In an effort to lessen liabilities and support company growth, Konkola Copper Mines PLC (KCM) has put aside $2 million to pay off outstanding debt to small and medium suppliers and contractors.
Following discussions with KCM management, KCM Provisional Liquidator Celine Nair announced the development. She claims she made the decision to pay an existing debt in order to benefit small suppliers and vendors, some of whom had been waiting for payments for a while.
Ms Nair has disclosed that KCM has allocated about $488,675 to pay off 103 vendors with balances below $10,000, while slightly over $1.5 million was set aside for 190 vendors who have been owed amounts in excess of $10,000, under a new system seeking to ensure equitable treatment of all vendors regardless of their type of business with the company.

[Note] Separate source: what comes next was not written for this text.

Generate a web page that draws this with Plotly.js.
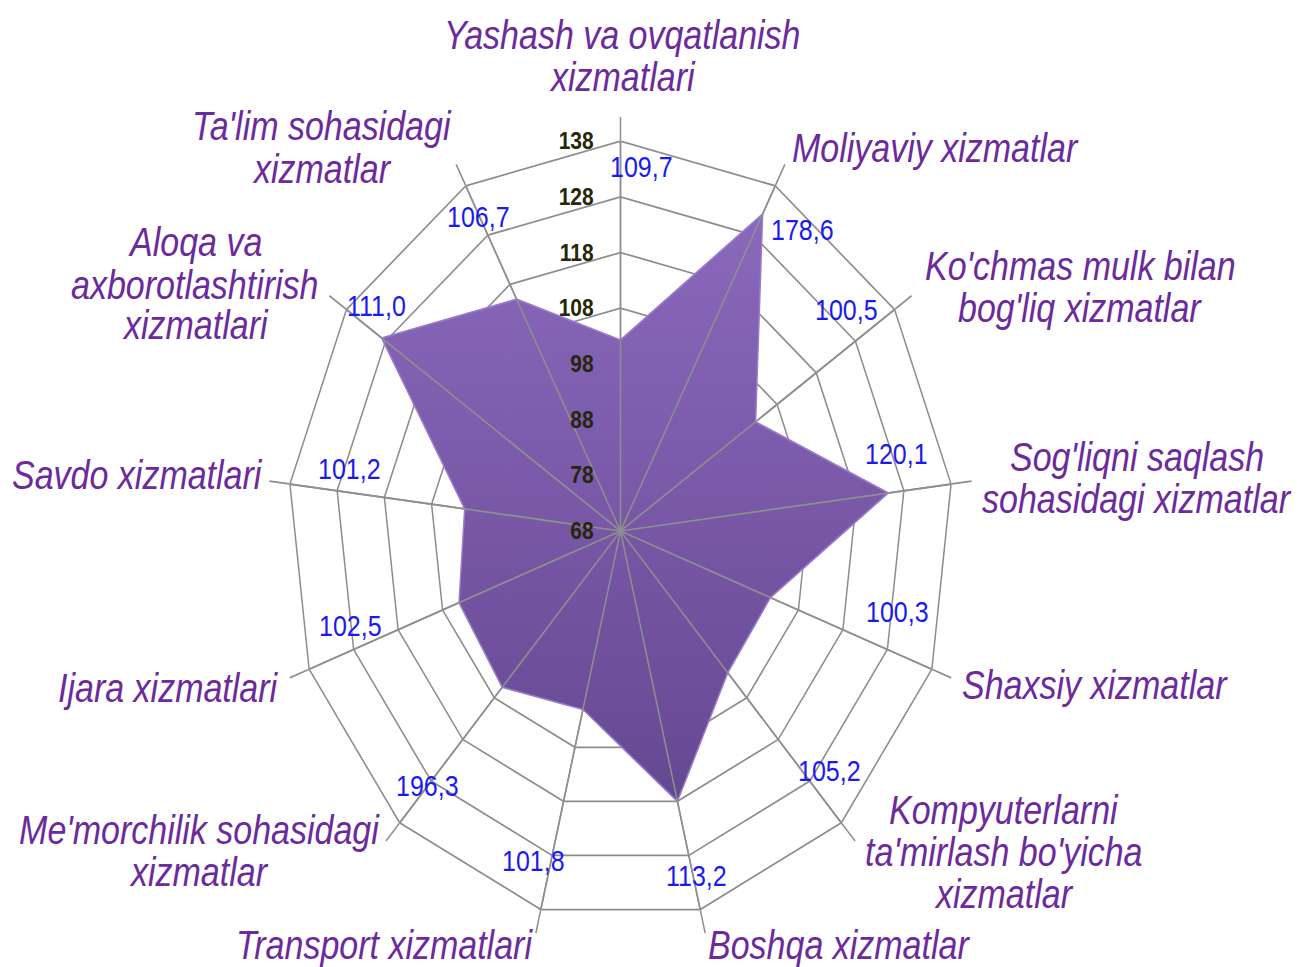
<!DOCTYPE html>
<html><head><meta charset="utf-8">
<script src="https://cdn.plot.ly/plotly-3.0.1.min.js"></script>
<style>
html,body{margin:0;padding:0;background:#fff;overflow:hidden;}
#wrap{width:1299px;height:967px;overflow:hidden;position:relative;}
#chart{width:1299px;height:826px;transform:scaleY(1.1707);transform-origin:0 0;}
</style></head><body><div id="wrap"><div id="chart"></div></div>
<script>
// ---- data ----
const categories = [
  "Yashash va ovqatlanish xizmatlari",
  "Moliyaviy xizmatlar",
  "Ko'chmas mulk bilan bog'liq xizmatlar",
  "Sog'liqni saqlash sohasidagi xizmatlar",
  "Shaxsiy xizmatlar",
  "Kompyuterlarni ta'mirlash bo'yicha xizmatlar",
  "Boshqa xizmatlar",
  "Transport xizmatlari",
  "Me'morchilik sohasidagi xizmatlar",
  "Ijara xizmatlari",
  "Savdo xizmatlari",
  "Aloqa va axborotlashtirish xizmatlari",
  "Ta'lim sohasidagi xizmatlar"
];
const categoryLines = [
  ["Yashash va ovqatlanish", "xizmatlari"],
  ["Moliyaviy xizmatlar"],
  ["Ko'chmas mulk bilan", "bog'liq xizmatlar"],
  ["Sog'liqni saqlash", "sohasidagi xizmatlar"],
  ["Shaxsiy xizmatlar"],
  ["Kompyuterlarni", "ta'mirlash bo'yicha", "xizmatlar"],
  ["Boshqa xizmatlar"],
  ["Transport xizmatlari"],
  ["Me'morchilik sohasidagi", "xizmatlar"],
  ["Ijara xizmatlari"],
  ["Savdo xizmatlari"],
  ["Aloqa va", "axborotlashtirish", "xizmatlari"],
  ["Ta'lim sohasidagi", "xizmatlar"]
];
const values = [102.3, 132.3, 102.5, 124.7, 101.7, 102.0, 118.0, 101.0, 105.5, 104.3, 101.0, 129.0, 115.0];
const dataLabels = ["109,7", "178,6", "100,5", "120,1", "100,3", "105,2", "113,2", "101,8", "196,3", "102,5", "101,2", "111,0", "106,7"];
const tickVals = [68, 78, 88, 98, 108, 118, 128, 138];

// ---- label placement (picture pixels) ----
const catLabelPos = [[622,56],[935,148],[1080,287],[1137,478],[1095,685],[1004,852],[839,945],[384,945],[199,851],[168,688],[137,475],[195,284],[322,148]];
const valLabelPos = [[641,166],[802,229],[846,309],[896,453],[897,611],[829,770],[697,876],[533,860],[427,785],[350,625],[349,468],[376,306],[478,216]];

const W = 1299, H = 826, S = 967 / 826;
const px = x => x / W;
const py = y => 1 - (y / S) / H;

const rMin = tickVals[0], rMax = tickVals[tickVals.length - 1];

const theta = categories.concat([categories[0]]);
const rClosed = values.concat([values[0]]);

const spokeTheta = [], spokeR = [];
categories.forEach(c => { spokeTheta.push(c, c, null); spokeR.push(rMin, rMax, null); });

const traces = [
  {
    type: 'scatterpolar', r: rClosed, theta: theta, mode: 'lines',
    fill: 'toself', fillcolor: '#7a5aa9',
    line: {color: '#9a7bcc', width: 1.5},
    hoverinfo: 'skip', showlegend: false
  },
  {
    type: 'scatterpolar', r: spokeR, theta: spokeTheta, mode: 'lines',
    line: {color: '#8f8f8f', width: 1.5}, connectgaps: false,
    hoverinfo: 'skip', showlegend: false
  }
];

const annotations = [];
const LINE = 42;
categoryLines.forEach((lines, i) => {
  const [cx, cy] = catLabelPos[i];
  const n = lines.length;
  lines.forEach((t, j) => {
    annotations.push({
      xref: 'paper', yref: 'paper', x: px(cx), y: py(cy + (j - (n - 1) / 2) * LINE),
      xanchor: 'center', yanchor: 'middle', showarrow: false, text: t,
      font: {family: 'Liberation Sans, Arial, sans-serif', size: 34, color: '#6c2a9c', style: 'italic'}
    });
  });
});
dataLabels.forEach((t, i) => {
  const [cx, cy] = valLabelPos[i];
  annotations.push({
    xref: 'paper', yref: 'paper', x: px(cx), y: py(cy),
    xanchor: 'center', yanchor: 'middle', showarrow: false, text: t,
    font: {family: 'Liberation Sans, Arial, sans-serif', size: 25, color: '#1a1af0'}
  });
});

const cx = 620.5, cyImg = 531, R = 333;
const cyU = cyImg / S;
const layout = {
  width: W, height: H,
  margin: {l: 0, r: 0, t: 0, b: 0},
  paper_bgcolor: '#ffffff',
  showlegend: false,
  hovermode: false,
  polar: {
    domain: {x: [(cx - R) / W, (cx + R) / W], y: [(H - cyU - R) / H, (H - cyU + R) / H]},
    bgcolor: '#ffffff',
    gridshape: 'linear',
    radialaxis: {
      range: [rMin, rMax], tickvals: tickVals, angle: 90, side: 'counterclockwise',
      tickangle: 90,
      showline: false, ticks: 'outside', ticklen: 19, tickcolor: 'rgba(0,0,0,0)',
      gridcolor: '#8c8c8c', gridwidth: 1.5,
      tickfont: {family: 'Liberation Sans, Arial, sans-serif', size: 21, color: '#26260a', weight: 'bold'},
      layer: 'above traces'
    },
    angularaxis: {
      direction: 'clockwise', rotation: 90, showticklabels: false,
      ticks: 'outside', ticklen: 20, tickcolor: '#8c8c8c', tickwidth: 1.5,
      gridcolor: '#8c8c8c', gridwidth: 1.5, showline: true, linecolor: '#8c8c8c', linewidth: 1.5
    }
  },
  annotations: annotations
};

Plotly.newPlot('chart', traces, layout, {displayModeBar: false, staticPlot: true}).then(gd => {
  // vertical shading of the filled area, as in the original
  const svg = gd.querySelector('svg.main-svg');
  const ns = 'http://www.w3.org/2000/svg';
  let defs = svg.querySelector('defs');
  if (!defs) { defs = document.createElementNS(ns, 'defs'); svg.insertBefore(defs, svg.firstChild); }
  const g = document.createElementNS(ns, 'linearGradient');
  g.setAttribute('id', 'radarFill');
  g.setAttribute('x1', '0'); g.setAttribute('y1', '0'); g.setAttribute('x2', '0'); g.setAttribute('y2', '1');
  [['0', '#8a69bc'], ['0.5', '#7858a7'], ['1', '#654892']].forEach(([o, c]) => {
    const st = document.createElementNS(ns, 'stop');
    st.setAttribute('offset', o); st.setAttribute('stop-color', c);
    g.appendChild(st);
  });
  defs.appendChild(g);
  const fillPath = gd.querySelector('.scatterlayer .trace path.js-fill');
  if (fillPath) fillPath.style.fill = 'url(#radarFill)';
});
</script></body></html>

She has acknowledged that KCM is fully aware that it has been difficult for its business partners to operate smoothly and grow their enterprises because part of their money has been tied up and is only expected to be paid off at the end of the liquidation process.
She says payments to the business partners started on Thursday, 30th June 2022 and will continue through this week until all those listed on the schedule are paid off.
Previously, KCM had focused much on payments to major contractors who helped in keeping operations afloat during the liquidation period, resulting in other suppliers and contractors going for long periods without receiving payment.